I started stepping outside of everything everyone’s ever said about my body. I threw it all out. And I realized how “imperfections” of our bodies are so incredibly subjective. Even my own mindset is subjective. How others judge my body doesn’t change my body after all. It doesn’t make my body perfect. I can have a perfect body now.
And I realized this is a healthy amazingly perfect woman’s body.
This is what a body looks like after giving life to FIVE human beings! And fed them too!
And with this body, I wrap my arms around others in joy and smile.
With this body I hold others while they sob. I hear them and hold them and morn with them.
With this body, I cradle my babies every day and kiss them “good night”.

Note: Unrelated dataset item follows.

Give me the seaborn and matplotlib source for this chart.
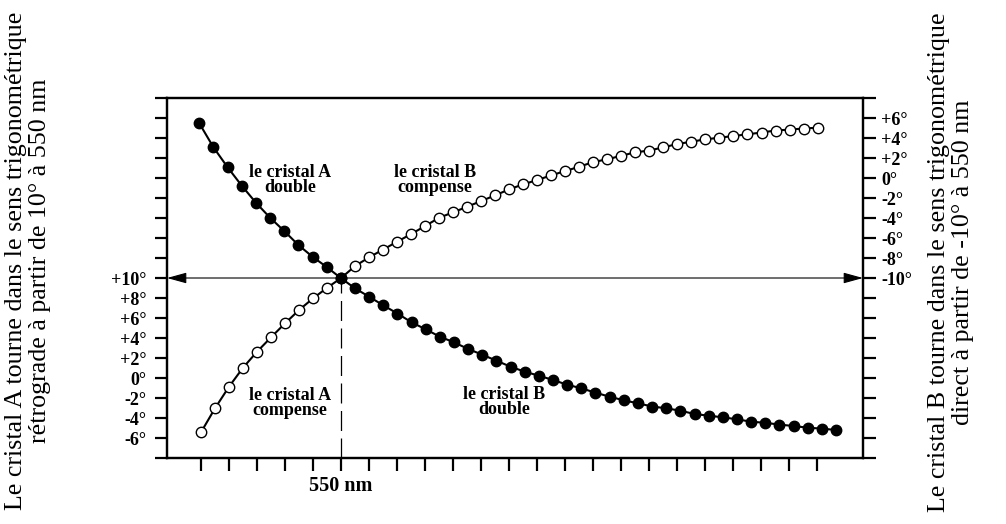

With this body, I’ve traveled to beaches and mountains until the wind blows hard.
With this body, I’ve flown an airplane and jumped out of one too.
With this body, I’ve ran for miles. Scraped my knees climbing.
And with this body, I’ve swam oceans and rivers in the sun and moonlight.
With this body, I work so hard until it hurts and I wake up the next day and it goes again and again. Amazing!
I love this body and all its allowed me to do. I’m on a journey to love it more. How could I let others standards dampen the reality that this body is the best thing that ever happened to me. This is the best gift I’ve ever received.
My new journey is to embrace my bodies as a vessel and move on to greater worries. To care for my vessel. Make it strong. Treat them with care. And then let’s move on so I have the confidence to change the world. When I can love myself I can better love others.
I’ll leave you with this hilarious line from the gals at “I Mom So Hard” that says, “No one thinks they look perfect all the time. Let’s just go to the beach and have some fun.”